A lone thief broke into a major Paris gallery and made off with a 120-million-dollar haul of modern masterpieces, including works by Matisse and Picasso, officials said yesterday. The thief sheared off a gate padlock and broke a window to get into the...

A lone thief broke into a major Paris gallery and made off with a 120-million-dollar haul of modern masterpieces, including works by Matisse and Picasso, officials said yesterday.

The thief sheared off a gate padlock and broke a window to get into the Musee d'Art Moderne and then disabled the alarm system to carry out the brazen night-time heist. The paintings were found to be missing just before the museum was to open.

The major tourist attraction, near the Eiffel Tower, was sealed off as police sought clues to who was behind the latest stunning robbery that raised new questions about museum security in the French capital.

"According to estimates by the management of the Musee d'Art Moderne, the value of the stolen canvases totals between €90 and €100 million," said a spokesman for Paris city hall, which operates the museum. Police and judicial sources had earlier said the haul was worth €500 million, but art experts said this was unlikely.

"The Picasso might be worth €40 to €50 million, the Braque 10 to 20," said Didier Rykner, editor of the specialist magazine The Art Tribune.

"But in any case, we're talking about a theoretical value, they don't have a market value, because you couldn't openly sell them. They're too well known."

Video surveillance cameras recorded only one person entering through a window. Police gave few other details of what happened, although the city spokesman said an alarm system had been over-ridden.

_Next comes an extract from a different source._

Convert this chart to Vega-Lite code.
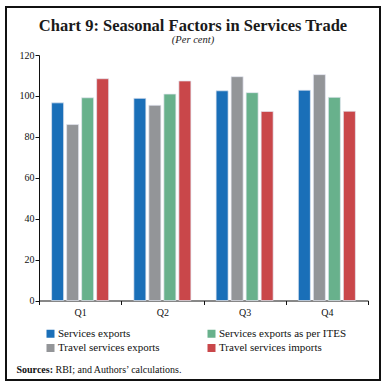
{
  "$schema": "https://vega.github.io/schema/vega-lite/v6.json",
  "width": 374,
  "height": 373,
  "autosize": {"type": "none"},
  "padding": {"left": 6, "top": 7, "right": 4, "bottom": 7},
  "background": "white",
  "title": {
    "text": "Chart 9: Seasonal Factors in Services Trade",
    "subtitle": "(Per cent)",
    "anchor": "middle",
    "frame": "group",
    "font": "Liberation Serif",
    "fontSize": 16.5,
    "fontWeight": "bold",
    "color": "#1a1a1a",
    "subtitleFont": "Liberation Serif",
    "subtitleFontSize": 10.5,
    "subtitleFontStyle": "italic",
    "subtitleColor": "#222",
    "subtitlePadding": 0,
    "offset": -38
  },
  "data": {
    "values": [
      {"q": "Q1", "series": "Services exports", "v": 96.6},
      {"q": "Q1", "series": "Travel services exports", "v": 86.0},
      {"q": "Q1", "series": "Services exports as per ITES", "v": 99.1},
      {"q": "Q1", "series": "Travel services imports", "v": 108.4},
      {"q": "Q2", "series": "Services exports", "v": 98.8},
      {"q": "Q2", "series": "Travel services exports", "v": 95.4},
      {"q": "Q2", "series": "Services exports as per ITES", "v": 100.9},
      {"q": "Q2", "series": "Travel services imports", "v": 107.3},
      {"q": "Q3", "series": "Services exports", "v": 102.5},
      {"q": "Q3", "series": "Travel services exports", "v": 109.4},
      {"q": "Q3", "series": "Services exports as per ITES", "v": 101.6},
      {"q": "Q3", "series": "Travel services imports", "v": 92.4},
      {"q": "Q4", "series": "Services exports", "v": 102.8},
      {"q": "Q4", "series": "Travel services exports", "v": 110.4},
      {"q": "Q4", "series": "Services exports as per ITES", "v": 99.3},
      {"q": "Q4", "series": "Travel services imports", "v": 92.5}
    ]
  },
  "mark": {"type": "bar", "stroke": "#e4e6f0", "strokeWidth": 0.7},
  "encoding": {
    "x": {
      "field": "q",
      "type": "nominal",
      "scale": {"range": [33, 362], "paddingInner": 0, "paddingOuter": 0},
      "axis": {
        "title": "Sources:",
        "titleFont": "Liberation Serif",
        "titleFontSize": 10,
        "titleFontWeight": "bold",
        "titleColor": "#111",
        "titleX": 10,
        "titleY": 72,
        "titleAlign": "left",
        "titleAnchor": "start",
        "titleBaseline": "alphabetic",
        "offset": -79.5,
        "labelAngle": 0,
        "labelFont": "Liberation Serif",
        "labelFontSize": 10,
        "labelColor": "#111",
        "labelPadding": 3,
        "tickBand": "extent",
        "tickSize": 4,
        "tickColor": "#111",
        "domainColor": "#111"
      }
    },
    "xOffset": {
      "field": "series",
      "type": "nominal",
      "sort": ["Services exports", "Travel services exports", "Services exports as per ITES", "Travel services imports"],
      "scale": {"paddingInner": 0.2, "paddingOuter": 0.84}
    },
    "y": {
      "field": "v",
      "type": "quantitative",
      "scale": {"domain": [0, 120], "range": [293.5, 48], "nice": false},
      "axis": {
        "title": "RBI; and Authors\u2019 calculations.",
        "titleFont": "Liberation Serif",
        "titleFontSize": 10,
        "titleFontWeight": "normal",
        "titleColor": "#111",
        "titleAngle": 0,
        "titleX": 16,
        "titleY": 365,
        "titleAlign": "left",
        "titleAnchor": "start",
        "titleBaseline": "alphabetic",
        "offset": -33,
        "values": [0, 20, 40, 60, 80, 100, 120],
        "grid": false,
        "labelFont": "Liberation Serif",
        "labelFontSize": 10,
        "labelColor": "#111",
        "labelPadding": 1,
        "tickSize": 4,
        "tickColor": "#111",
        "domainColor": "#111"
      }
    },
    "color": {
      "field": "series",
      "type": "nominal",
      "scale": {
        "domain": ["Services exports", "Travel services exports", "Services exports as per ITES", "Travel services imports"],
        "range": ["#1a6fb8", "#939598", "#68b18c", "#c9474a"]
      },
      "legend": {
        "title": null,
        "orient": "none",
        "legendX": 39,
        "legendY": 321,
        "columns": 2,
        "gridAlign": "all",
        "columnPadding": 20,
        "rowPadding": 2.5,
        "padding": 0,
        "symbolType": "square",
        "symbolSize": 64,
        "symbolStrokeWidth": 0,
        "labelFont": "Liberation Serif",
        "labelFontSize": 11,
        "labelColor": "#111",
        "labelOffset": 2,
        "labelLimit": 200
      }
    }
  },
  "config": {
    "view": {"stroke": "#111", "strokeWidth": 2}
  }
}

Besides the Henri Matisse and the Pablo Picasso, works by Georges Braque, Ferdinand Leger and Amedeo Modigliani were also plucked from the walls of the city-run museum, one of the most-visited in the French capital.

The stolen paintings included Picasso's cubist Dove with Green Peas, which the Spanish artist created in 1912, and his French contemporary Matisse's Pastoral from 1905.

The others were Braque's Olive Tree near Estaque, Modigliani's Woman with a Fan and Leger's Still Life with Candlestick.

Paris mayor Bertrand Delanoe expressed shock at the theft which he called "an intolerable attack on the universal cultural heritage in Paris."

The burglary is the biggest since four paintings by Cezanne, Degas, Van Gogh and Monet valued at more than €127 million were stolen from a Zurich museum in February 2008.

France has seen a growing number of art thefts in recent months.